Note also that for vectors $u,v \in \mathbb{R}^n$, we can express the dot-product as
$$
u \cdot v = v^T u = u^T v
$$
Hence, the set
$$
\{x:a^Tx=b^Tx=0\}.
$$
is the set of all $x \in \mathbb{R}^n$ that are orthogonal to both $a$ and $b$.

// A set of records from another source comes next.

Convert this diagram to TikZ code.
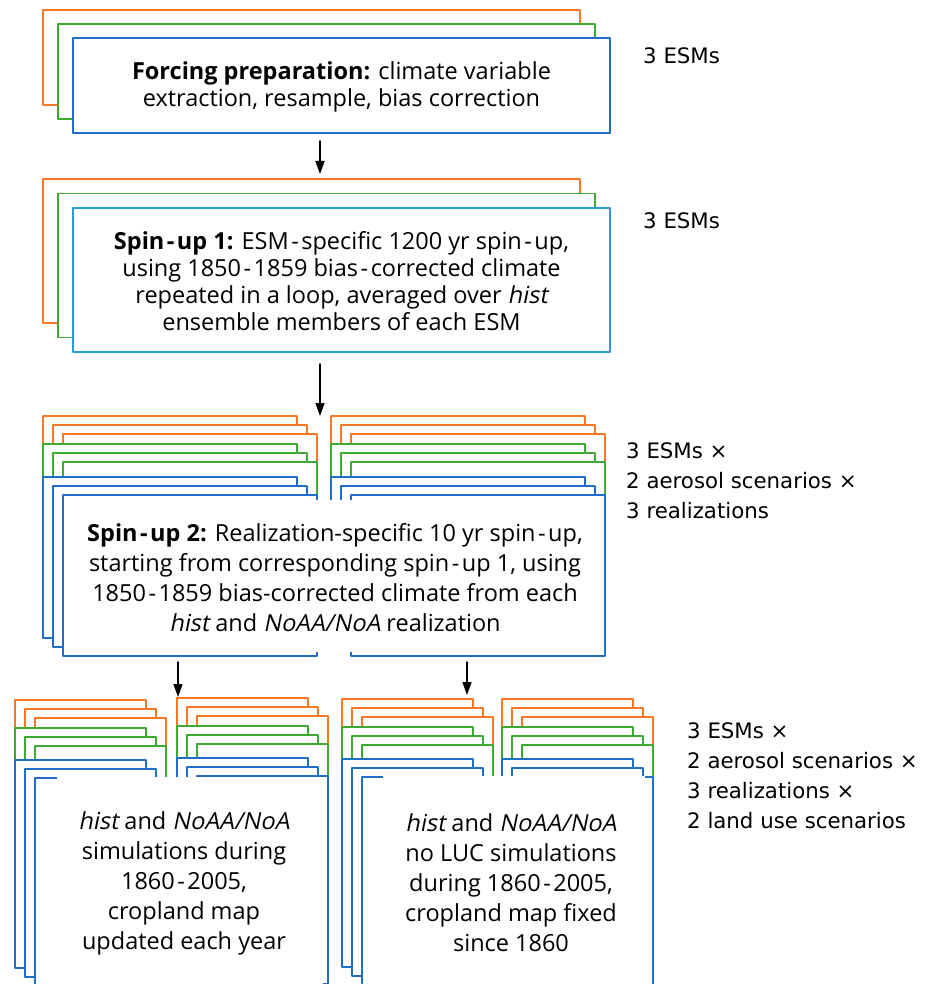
\documentclass[tikz,border=0pt]{standalone}
\usepackage{fontspec}
\setmainfont{Open Sans}[ItalicFont={Open Sans},ItalicFeatures={FakeSlant=0.2}]
\newfontfamily\lblfont{DejaVu Sans}
\usetikzlibrary{arrows.meta}

\definecolor{esmorange}{RGB}{250,120,35}
\definecolor{esmgreen}{RGB}{60,170,50}
\definecolor{esmblue}{RGB}{30,110,200}
\definecolor{spinblue}{RGB}{40,155,220}

\newcommand{\hy}{\kern2.5pt-\kern2.5pt}

\tikzset{
  layer/.style={line width=1.6pt,fill=white},
  steptxt/.style={align=center,inner sep=0pt,font=\fontsize{23.5}{27}\selectfont},
  widetxt/.style={align=center,inner sep=0pt,font=\fontsize{23.5}{30}\selectfont},
  lbl/.style={anchor=west,align=left,inner sep=0pt,font=\lblfont\fontsize{21.3}{30}\selectfont},
  flow/.style={->,line width=1.4pt},
}

\begin{document}
\begin{tikzpicture}[line cap=round,line join=round,>={Triangle[length=13pt,width=9pt]},x=1pt,y=-1pt]
    \useasboundingbox (0,0) rectangle (930,984);
    \clip (0,0) rectangle (930,984);
    % forcing preparation
    \foreach \c [count=\i from 0] in {esmorange,esmgreen,esmblue}
        \draw [layer,draw=\c] (43+15*\i,10+14*\i) rectangle ++(537,95);
    \node [steptxt] (forcing) at (341.5,87) {\textbf{Forcing preparation:} climate variable\\extraction, resample, bias correction};
    \node [lbl] (esmone) at (643,56) {3 ESMs};
    % spin-up 1
    \foreach \c [count=\i from 0] in {esmorange,esmgreen,spinblue}
        \draw [layer,draw=\c] (43+15*\i,179+14.5*\i) rectangle ++(537,144);
    \node [steptxt] (spinone) at (341.5,281) {\textbf{Spin\hy up 1:} ESM\hy specific 1200 yr spin\hy up,\\using 1850\hy 1859 bias\hy corrected climate\\repeated in a loop, averaged over \textit{hist}\\ensemble members of each ESM};
    \node [lbl] (esmtwo) at (643,221) {3 ESMs};
    % spin-up 2, two aerosol scenarios
    \foreach \xo in {43,331}
        \foreach \c/\yc in {esmorange/416,esmgreen/444,esmblue/477}
            \foreach \j in {0,1,2}
                \draw [layer,draw=\c] (\xo+10*\j,\yc+9*\j) rectangle ++(254,161);
    \fill [white] (70,500) rectangle (600,652);
    \node [widetxt] (spintwo) at (335,578) {\textbf{Spin\hy up 2:} Realization-specific 10 yr spin\hy up,\\starting from corresponding spin\hy up 1, using\\1850\hy 1859 bias-corrected climate from each\\\textit{hist} and \textit{NoAA/NoA} realization};
    \node [lbl] (esmthree) at (626,481) {3 ESMs ×\\2 aerosol scenarios ×\\3 realizations};
    % transient runs, two land use scenarios
    \foreach \xo/\yo in {15/700,177/698,342/699,502/699}
        \foreach \c/\yc in {esmorange/0,esmgreen/28,esmblue/60}
            \foreach \j in {0,1,2}
                \draw [layer,draw=\c] (\xo+10*\j,\yo+\yc+9*\j) rectangle ++(131,208);
    \fill [white] (57,777) rectangle (323,990);
    \fill [white] (383,776) rectangle (645,990);
    \node [widetxt] (histrun) at (184,883) {\textit{hist} and \textit{NoAA/NoA}\\simulations during\\1860\hy 2005,\\cropland map\\updated each year};
    \node [widetxt] (nolucrun) at (511,883) {\textit{hist} and \textit{NoAA/NoA}\\no LUC simulations\\during 1860\hy 2005,\\cropland map fixed\\since 1860};
    \node [lbl] (esmfour) at (687,776) {3 ESMs ×\\2 aerosol scenarios ×\\3 realizations ×\\2 land use scenarios};
    % arrows
    \coordinate (forcingout) at (320,141);
    \coordinate (spinonein) at (320,174);
    \coordinate (spinoneout) at (320,364);
    \coordinate (spintwoin) at (320,416);
    \coordinate (spintwoa) at (178,662);
    \coordinate (histin) at (178,697);
    \coordinate (spintwob) at (467,662);
    \coordinate (nolucin) at (467,695);
    \draw [flow] (forcingout) -- (spinonein);
    \draw [flow] (spinoneout) -- (spintwoin);
    \draw [flow] (spintwoa) -- (histin);
    \draw [flow] (spintwob) -- (nolucin);
\end{tikzpicture}
\end{document}
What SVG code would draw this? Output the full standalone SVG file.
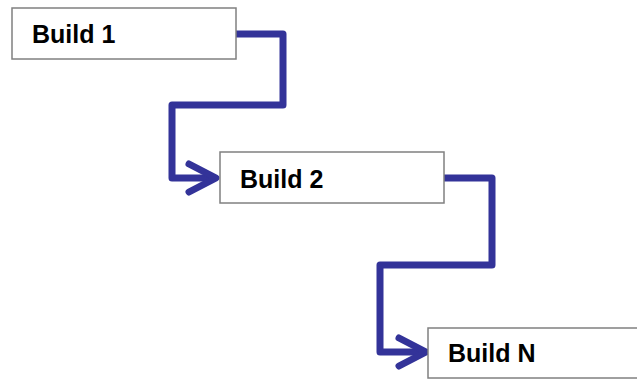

So, suppose that $a,b$ are linearly independent.  We note that we may select $n-2$ eigenvectors corresponding to $\lambda = 0$ by selecting an orthogonal basis for the subspace
$$
\{x:a^Tx = b^Tx = 0\} = [\operatorname{span}(a,b)]^T
$$
The remaining 2 eigenvalues and eigenvectors, we note that because $M$ is symmetric, we may select a set of mutually orthogonal eigenvectors, so that two mutually orthogonal eigenvectors can necessarily be selected from the set
$$
\operatorname{span}(a,b) = \{c_1 a + c_2 b : c_1,c_2 \in \mathbb{R} \}
$$
So, consider any $x$ that can be written as $x = c_1a + c_2 b$, and suppose that $x$ is an eigenvector for some $\lambda$.  We have
$$
a b^T (c_1 a + c_2 b) + b a^T(c_1 a + c_2 b) = \lambda(c_1 a + c_2 b)
$$
We may rearrange the equation to get
$$
[(b^T a - \lambda) c_1 + b^T b c_2] a + [a^T a c_1 + (a^T b - \lambda) c_2] b = 0
$$
Since $a$ and $b$ are linearly independent, this gives us a system of equations for $c_1$ and $c_2$:
$$
(b^T a - \lambda) c_1 + (b^T b) c_2 = 0\\
(a^T a) c_1 + (a^T b - \lambda) c_2 = 0
$$
Or in other words, the set of $(c_1,c_2)$ corresponding to eigenvectors of the original matrix are precisely the eigenvectors of the new matrix
$$
\pmatrix{b^T a & b^Tb\\ a^T a & a^T b}
$$